Citation relationships get more complex as the pool of related documents gets larger. Various citation visualization methods are used to help elucidate these complex relationships. These techniques can be used to identify seminal works in a technology area, among other applications.
Can automated reports be generated?
Can the system run a series of algorithms to generate a standard set of visualizations automatically, without much user input (if any)?
Drill Down Viewing
Can the system contain and display document full text?
Analysis systems often handle thousands of documents, but it can sometimes be important for users to be able to see data at its most basic level, and read underlying patent documents. This question relates to whether the system supports the viewing of individual data records at a very detailed level, rather than simply viewing the overall trends in the dataset.
Can the system contain and display document images?
This question is related to the question "Can the system contain and display document full text?" above. If the system supports viewing individual patent documents, does it also support viewing the document facsimile image (the original patent copy)? This can become necessary when users need to view the patent drawings or in-line data such as chemical structures or formulae.
Does the system offer any advanced full text viewing features (such as keyword highlighting)?
Advanced full text viewing features would include any feature designed to help users quickly scan through full text patent documents. Keyword highlighting, graphical maps of keyword hits, and keyword-in-context displays would all be examples of advanced full text viewing features.
Can search results be saved?
If the analysis system contains inherent patent data collections, can the results of a search in this data collection be saved for future manipulation?
Can visualization results, such as graphs, be saved?
If the system supports data visualization, can the results of this visualization be saved for later manipulation?
Can raw data from search results be exported? What file formats are supported?
If the system contains inherent patent data collections, can information about the search results (sucha as bibliographic data, images and/or full text) be exported for use in another program?
Can patent PDFs be downloaded? Individually or in bulk?
If the system contains inherent document image collections, can these patent copies be downloaded and saved to a local directory? "Bulk" downloading refers to the ability to download a large number of document copies at once.
Can graphs and charts be exported or saved for future viewing?
If the system supports the ability to generate charts and graphs, can this information be exported, rather than only viewed via access to the system itself?
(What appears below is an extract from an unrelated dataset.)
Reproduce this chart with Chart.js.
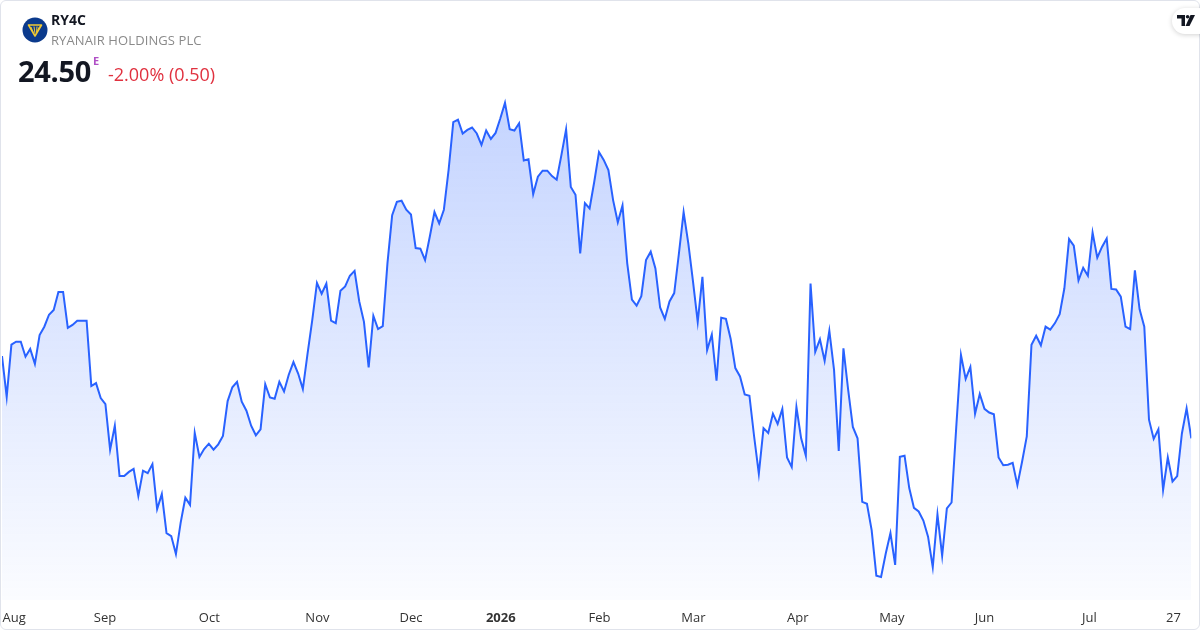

This is often necessary if users wish to share the results of their analysis projects with others, or include them in publications.
Can users take and export snapshots of interactive graphs?
If the system supports the ability to generate interactive visualizations, can the user take "snapshots" of these graphs at certain points in time? This is often necessary to share analysis results with others, or to include in publications.
Can more than one user have access to a single seat of the product?
If the product is set up so that only one person can have access to one subscription seat at any given time, can this access extend to more than one user, as long as the users are not logged on simultaneously?
Can users share the results of their analysis without encountering licensing restrictions?
Are there any licensing restrictions on the product or its inherent data that would prohibit users from sharing analysis results? For example, can you export data and send it to another user, exactly as it appeared when created? Or, can another licensed user of the system not within your company have access to your data and analysis results?
What subscription types are available? Often, subscriptions are available on a monthly or yearly basis.